How to train up a child the Catholic way

It’s time to reconsider obedience-based parenting for something more in line with Catholic values.

I was 22 years old, wide eyed and earnest in the pew, when I first heard my pastor commission all the parents in the church to teach their children to obey “quickly, cheerfully, and completely.” In doing so, he avowed, they would position their children to be more likely to obey God into adulthood. I wasn’t yet a parent myself, but I hoped to be one someday and was taking careful notes.

By the time I became a mother years later, I had encountered this philosophy, whether spoken or unspoken, in nearly all the Christian parenting resources I had scoured. Like all new parents, I was looking for a formula that would guarantee my child’s happiness, holiness, and health. Overwhelmed by the power of the love I had for my son, I desperately grasped at anything that could fool me into thinking I controlled what might happen to him. After all, the Bible verse quoted by these pastors and teachers says, “Train up a child in the way [they] should go. And when [they are] old [they] will not depart from it” (Prov. 22:6, NJKV). All the books and seminars told me that meant I had to train my son to obey me. The thing was, he wasn’t having it.

I don’t think we were an anomaly. My guess is that whether their child is 2 or 22, most families have to reconcile with the fact that good parenting doesn’t ensure a perfect outcome. This is because children are actual human beings—complex and dynamic—not robots that, if programmed correctly, will become adults guaranteed to behave a certain way. We all know parents who are religiously faithful and still have children who struggle painfully in adulthood. As much as we would like there to be a formula, one simply does not exist. So is the pursuit of this parenting goal actually working? Or is it possible that training a child to be obedient is more about convenience for the adult than best practice for the child?

Examining obedience-based parenting models begs the question: Is the apex of our hopes for our children really that they would blindly obey authority figures? That doesn’t sound like a recipe for a very healthy or safe society.

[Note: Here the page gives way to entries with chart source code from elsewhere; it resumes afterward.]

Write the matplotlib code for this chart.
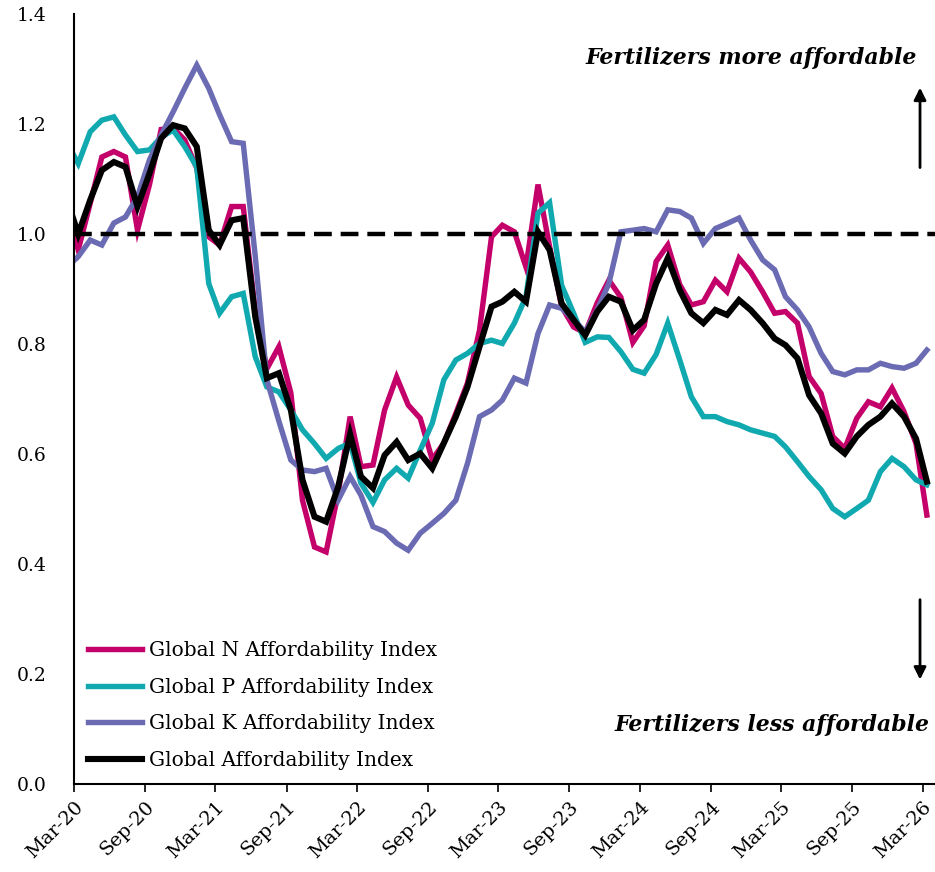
import numpy as np
import pandas as pd
import matplotlib
matplotlib.use('Agg')
import matplotlib.pyplot as plt
import matplotlib.dates as mdates

plt.rcParams['font.family'] = ['DejaVu Serif']

# monthly index values, Feb-20 (clipped by the axis) through Mar-26
dates = pd.date_range('2020-02-01', periods=74, freq='MS') + pd.Timedelta(days=11)

n_index = [1.047, 0.971, 1.056, 1.14, 1.15, 1.14, 1.007, 1.09, 1.19, 1.193, 1.171, 1.12,
           0.995, 0.98, 1.05, 1.05, 0.86, 0.755, 0.795, 0.711, 0.516, 0.431, 0.422, 0.529,
           0.668, 0.577, 0.58, 0.68, 0.74, 0.689, 0.665, 0.59, 0.62, 0.674, 0.729, 0.825,
           0.995, 1.016, 1.004, 0.94, 1.09, 0.977, 0.868, 0.831, 0.82, 0.875, 0.916, 0.885,
           0.803, 0.833, 0.95, 0.98, 0.908, 0.871, 0.877, 0.916, 0.895, 0.956, 0.931, 0.895,
           0.856, 0.859, 0.838, 0.741, 0.71, 0.632, 0.61, 0.665, 0.695, 0.686, 0.72, 0.677,
           0.619, 0.489]

p_index = [1.166, 1.128, 1.186, 1.207, 1.213, 1.18, 1.15, 1.153, 1.176, 1.189, 1.159, 1.122,
           0.91, 0.856, 0.886, 0.892, 0.777, 0.722, 0.713, 0.68, 0.644, 0.619, 0.592, 0.61,
           0.62, 0.547, 0.512, 0.553, 0.574, 0.556, 0.607, 0.656, 0.735, 0.771, 0.783, 0.801,
           0.807, 0.801, 0.838, 0.886, 1.038, 1.057, 0.907, 0.856, 0.803, 0.813, 0.812, 0.786,
           0.754, 0.747, 0.781, 0.838, 0.771, 0.704, 0.668, 0.668, 0.659, 0.653, 0.644, 0.638,
           0.632, 0.613, 0.586, 0.559, 0.535, 0.501, 0.486, 0.501, 0.516, 0.568, 0.592, 0.577,
           0.553, 0.544]

k_index = [0.94, 0.959, 0.989, 0.98, 1.02, 1.031, 1.068, 1.135, 1.18, 1.222, 1.265, 1.307,
           1.265, 1.217, 1.168, 1.165, 0.96, 0.735, 0.66, 0.589, 0.571, 0.568, 0.574, 0.516,
           0.559, 0.525, 0.468, 0.459, 0.438, 0.425, 0.456, 0.474, 0.492, 0.516, 0.583, 0.668,
           0.68, 0.698, 0.738, 0.729, 0.819, 0.871, 0.865, 0.844, 0.822, 0.862, 0.91, 1.004,
           1.007, 1.01, 1.004, 1.044, 1.041, 1.029, 0.983, 1.01, 1.019, 1.029, 0.989, 0.953,
           0.935, 0.886, 0.862, 0.831, 0.783, 0.75, 0.744, 0.753, 0.753, 0.765, 0.759, 0.756,
           0.765, 0.789]

global_index = [1.0625, 1.0, 1.062, 1.116, 1.131, 1.122, 1.05, 1.11, 1.174, 1.198, 1.192, 1.159,
                1.007, 0.98, 1.025, 1.029, 0.85, 0.738, 0.747, 0.68, 0.553, 0.486, 0.477, 0.54,
                0.636, 0.559, 0.538, 0.598, 0.622, 0.589, 0.601, 0.574, 0.62, 0.668, 0.722, 0.795,
                0.868, 0.877, 0.895, 0.877, 1.004, 0.971, 0.874, 0.844, 0.816, 0.859, 0.886, 0.877,
                0.825, 0.844, 0.91, 0.956, 0.898, 0.856, 0.838, 0.862, 0.853, 0.88, 0.862, 0.838,
                0.81, 0.798, 0.774, 0.707, 0.674, 0.619, 0.601, 0.632, 0.653, 0.668, 0.692, 0.668,
                0.628, 0.55]

labels = ['Global N Affordability Index', 'Global P Affordability Index',
          'Global K Affordability Index', 'Global Affordability Index']
colors = ['#C4006A', '#10A9B0', '#6B6BB3', '#000000']
parity = 1.0

fig = plt.figure(figsize=(9.35, 8.72), dpi=100)
ax = fig.add_axes([0.0791, 0.1009, 0.9209, 0.883])

ax.axhline(parity, color='black', lw=3.2, ls=(0, (4, 2)), zorder=3)
for vals, lab, col in zip([n_index, p_index, k_index, global_index], labels, colors):
    lw = 4.4 if col == '#000000' else 3.9
    ax.plot(dates, vals, color=col, lw=lw, label=lab, solid_joinstyle='miter')

ax.set_ylim(0, 1.4)
ax.set_yticks(np.arange(0, 1.41, 0.2))
ax.yaxis.set_major_formatter(matplotlib.ticker.FormatStrFormatter('%.1f'))
ax.set_xlim(pd.Timestamp('2020-03-01'), pd.Timestamp('2026-04-02'))
ax.set_xticks(pd.date_range('2020-03-01', '2026-03-01', freq='6MS'))
ax.xaxis.set_major_formatter(mdates.DateFormatter('%b-%y'))
plt.setp(ax.get_xticklabels(), rotation=45, ha='right', rotation_mode='anchor', fontsize=14)
ax.tick_params(axis='y', length=0, labelsize=13.5, pad=20)
ax.tick_params(axis='x', length=6, width=1.2, direction='out', pad=4)

for s in ['top', 'right']:
    ax.spines[s].set_visible(False)
for s in ['left', 'bottom']:
    ax.spines[s].set_linewidth(1.5)

ax.legend(loc='lower left', bbox_to_anchor=(0.0, 0.0), frameon=False, fontsize=14.5,
          handlelength=2.7, handletextpad=0.35, labelspacing=0.87, borderaxespad=0.3)

ax.text(0.979, 0.943, 'Fertilizers more affordable', transform=ax.transAxes, ha='right',
        va='center', fontsize=15.8, fontweight='bold', fontstyle='italic')
ax.text(0.994, 0.077, 'Fertilizers less affordable', transform=ax.transAxes, ha='right',
        va='center', fontsize=15.8, fontweight='bold', fontstyle='italic')
ax.annotate('', xy=(0.9826, 0.908), xytext=(0.9826, 0.797), xycoords='axes fraction',
            arrowprops=dict(arrowstyle='-|>', color='black', lw=2, mutation_scale=18))
ax.annotate('', xy=(0.9826, 0.132), xytext=(0.9826, 0.243), xycoords='axes fraction',
            arrowprops=dict(arrowstyle='-|>', color='black', lw=2, mutation_scale=18))

fig.savefig('out.png', dpi=100)
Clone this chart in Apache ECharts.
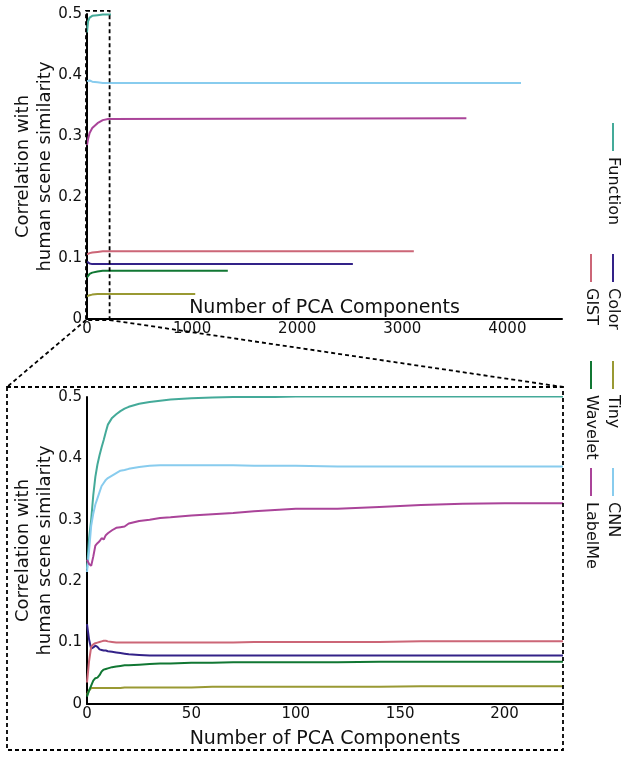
<!DOCTYPE html>
<html><head><meta charset="utf-8">
<script src="https://cdn.jsdelivr.net/npm/echarts@6/dist/echarts.min.js"></script>
<style>html,body{margin:0;padding:0;background:#fff}#c{width:629px;height:758px}</style>
</head><body><div id="c"></div>
<script>
// ---------- DATA ----------
const seriesNames = ['Function', 'Color', 'GIST', 'Tiny', 'Wavelet', 'CNN', 'LabelMe'];
const seriesColors = ['#44AA99', '#332288', '#CC6677', '#999933', '#117733', '#88CCEE', '#AA4499'];

// Overview chart (all PCA components)
const topComponents = [0, 10, 25, 50, 100, 150, 200];
const topFunction = [0.470, 0.488, 0.494, 0.497, 0.498, 0.499, 0.499];
const topColor    = [0.094, 0.092, 0.091, 0.090, 0.090, 0.090, 0.090];
const topGIST     = [0.106, 0.107, 0.108, 0.109, 0.110, 0.111, 0.111];
const topTiny     = [0.037, 0.038, 0.039, 0.040, 0.041, 0.041, 0.041];
const topWavelet  = [0.068, 0.071, 0.074, 0.076, 0.078, 0.079, 0.079];
const topCNN      = [0.390, 0.392, 0.391, 0.389, 0.388, 0.387, 0.387];
const topLabelMe  = [0.285, 0.295, 0.305, 0.313, 0.321, 0.326, 0.328];
// last component count of each feature and its value there
const topEndComponents = [228, 2530, 3110, 1030, 1340, 4130, 3610];
const topEndValues     = [0.499, 0.090, 0.111, 0.041, 0.079, 0.387, 0.329];

// Zoomed chart (first components)
const fineComponents = [0,1,2,3,4,5,6,7,8,9,10,12,14,16,18,20,25,30,35,40,50,60,70,80,90,100,120,140,160,180,200,228];
const fineFunction = [0.220,0.270,0.300,0.340,0.370,0.390,0.405,0.418,0.430,0.443,0.455,0.466,0.472,0.477,0.481,0.484,0.489,0.492,0.494,0.496,0.498,0.499,0.500,0.500,0.500,0.501,0.501,0.501,0.501,0.501,0.501,0.501];
const fineColor    = [0.130,0.105,0.090,0.092,0.095,0.093,0.089,0.088,0.087,0.087,0.086,0.085,0.084,0.083,0.082,0.081,0.080,0.079,0.079,0.079,0.079,0.079,0.079,0.079,0.079,0.079,0.079,0.079,0.079,0.079,0.079,0.079];
const fineGIST     = [0.035,0.070,0.093,0.097,0.099,0.100,0.101,0.102,0.103,0.103,0.102,0.101,0.100,0.100,0.100,0.100,0.100,0.100,0.100,0.100,0.100,0.100,0.100,0.101,0.101,0.101,0.101,0.101,0.102,0.102,0.102,0.102];
const fineTiny     = [0.015,0.022,0.026,0.026,0.026,0.026,0.026,0.026,0.026,0.026,0.026,0.026,0.026,0.026,0.027,0.027,0.027,0.027,0.027,0.027,0.027,0.028,0.028,0.028,0.028,0.028,0.028,0.028,0.029,0.029,0.029,0.029];
const fineWavelet  = [0.012,0.022,0.030,0.038,0.042,0.043,0.047,0.053,0.056,0.057,0.058,0.060,0.061,0.062,0.063,0.063,0.064,0.065,0.066,0.066,0.067,0.067,0.068,0.068,0.068,0.068,0.068,0.069,0.069,0.069,0.069,0.069];
const fineCNN      = [0.215,0.250,0.290,0.310,0.325,0.335,0.345,0.355,0.360,0.365,0.368,0.372,0.376,0.380,0.381,0.383,0.386,0.388,0.389,0.389,0.389,0.389,0.389,0.388,0.388,0.388,0.387,0.387,0.387,0.387,0.387,0.387];
const fineLabelMe  = [0.235,0.228,0.225,0.240,0.258,0.262,0.265,0.270,0.268,0.275,0.278,0.283,0.287,0.288,0.289,0.294,0.298,0.300,0.303,0.304,0.307,0.309,0.311,0.314,0.316,0.318,0.318,0.321,0.324,0.326,0.327,0.327];

const topTicksX = [0, 1000, 2000, 3000, 4000];
const fineTicksX = [0, 50, 100, 150, 200];
const yTicks = [0, 0.1, 0.2, 0.3, 0.4, 0.5];
const zoomRegion = [215, 0.505]; // components, correlation covered by the dashed box

const topValues = [topFunction, topColor, topGIST, topTiny, topWavelet, topCNN, topLabelMe];
const fineValues = [fineFunction, fineColor, fineGIST, fineTiny, fineWavelet, fineCNN, fineLabelMe];

// ---------- CHART ----------
const FONT = 'DejaVu Sans';
const chart = echarts.init(document.getElementById('c'), null, {renderer: 'canvas'});

const xLabelFmt = v => String(Math.round(v));
const yLabelFmt = v => (v === 0 ? '0' : String(Math.round(v * 10) / 10));

function axisCommon(fmt, nameSize) {
  return {
    axisLine: {show: true, onZero: false, lineStyle: {color: '#000', width: 2}},
    axisTick: {show: false},
    splitLine: {show: false},
    nameMoveOverlap: false,
    axisLabel: {color: '#111', fontSize: 15, fontFamily: FONT, formatter: fmt},
    nameTextStyle: {color: '#111', fontSize: nameSize, fontFamily: FONT, lineHeight: 22}
  };
}

const series = [];
seriesNames.forEach((name, i) => {
  const topData = topComponents.map((c, k) => [c, topValues[i][k]]);
  topData.push([topEndComponents[i], topEndValues[i]]);
  series.push({
    name, type: 'line', xAxisIndex: 0, yAxisIndex: 0, data: topData,
    showSymbol: false, lineStyle: {color: seriesColors[i], width: 2}, itemStyle: {color: seriesColors[i]}
  });
  series.push({
    name, type: 'line', xAxisIndex: 1, yAxisIndex: 1,
    data: fineComponents.map((c, k) => [c, fineValues[i][k]]),
    showSymbol: false, lineStyle: {color: seriesColors[i], width: 2}, itemStyle: {color: seriesColors[i]}
  });
});

function xAxisDef(gridIndex, max, ticks, nameGap) {
  const a = axisCommon(xLabelFmt, 19);
  a.axisLabel.margin = 3;
  a.axisLabel.showMaxLabel = false;
  return Object.assign(a, {
    type: 'value', gridIndex, min: 0, max, interval: ticks[1] - ticks[0],
    name: 'Number of PCA Components', nameLocation: 'middle', nameGap
  });
}
function yAxisDef(gridIndex) {
  const a = axisCommon(yLabelFmt, 18);
  a.axisLabel.margin = 5;
  return Object.assign(a, {
    type: 'value', gridIndex, min: 0, max: 0.5, interval: Math.round((yTicks[1] - yTicks[0]) * 10) / 10,
    name: 'Correlation with\nhuman scene similarity', nameLocation: 'middle', nameGap: 31
  });
}

chart.setOption({
  animation: false,
  backgroundColor: '#fff',
  grid: [
    {left: 87, top: 14, width: 475, height: 305, containLabel: false, outerBoundsMode: 'none'},
    {left: 87, top: 397, width: 476, height: 307, containLabel: false, outerBoundsMode: 'none'}
  ],
  xAxis: [xAxisDef(0, 4520, topTicksX, -22), xAxisDef(1, 228, fineTicksX, 24)],
  yAxis: [yAxisDef(0), yAxisDef(1)],
  series
});

// ---------- annotations ----------
const dash = {stroke: '#000', lineWidth: 1.8, lineDash: [4, 3], fill: null};
const pBoxTL = chart.convertToPixel({gridIndex: 0}, [0, zoomRegion[1]]);
const pBoxBR = chart.convertToPixel({gridIndex: 0}, [zoomRegion[0], 0]);
const boxL = pBoxTL[0] - 1, boxT = pBoxTL[1], boxR = pBoxBR[0], boxB = pBoxBR[1] + 1;
const pFineTR = chart.convertToPixel({gridIndex: 1}, [228, 0.5]);
const frameL = 7, frameT = pFineTR[1] - 10, frameR = pFineTR[0], frameB = 750;

const graphics = [
  {type: 'rect', shape: {x: boxL, y: boxT, width: boxR - boxL, height: boxB - boxT}, style: dash, z: 100},
  {type: 'rect', shape: {x: frameL, y: frameT, width: frameR - frameL, height: frameB - frameT}, style: dash, z: 100},
  {type: 'line', shape: {x1: boxL, y1: boxB, x2: frameL, y2: frameT}, style: dash, z: 100},
  {type: 'line', shape: {x1: boxR, y1: boxB, x2: frameR, y2: frameT}, style: dash, z: 100}
];

// rotated legend
const legendCols = [613, 613, 591, 613, 591, 613, 591];
const legendRows = [123, 254, 254, 361, 361, 468, 468];
seriesNames.forEach((name, i) => {
  const x = legendCols[i], y = legendRows[i];
  graphics.push({type: 'line', shape: {x1: x, y1: y, x2: x, y2: y + 28}, style: {stroke: seriesColors[i], lineWidth: 2}});
  graphics.push({type: 'text', x: x, y: y + 34, rotation: -Math.PI / 2,
    style: {text: name, fill: '#111', fontSize: 16, fontFamily: FONT, align: 'left', verticalAlign: 'middle'}});
});
chart.setOption({graphic: graphics});
</script></body></html>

Since the day I was first presented with an obedience model as “Christian parenting,” I have adopted one child and given birth to four. After years of finding my own way as a mother, I now know that what I want for my kids is not the ability to obey me or anyone else blindly; it is to learn to discern God’s movement in themselves in a way that equips them to make choices that are rooted in empathy, connectivity, care, and a posture of learning. I want them to notice when their conscience says those in authority are missing the mark and to have the problem-solving skills to decide what to do about it. I have to wonder, what if this is actually what it means to “train up a child in the way [they] should go”? To teach them to discern their own conscience?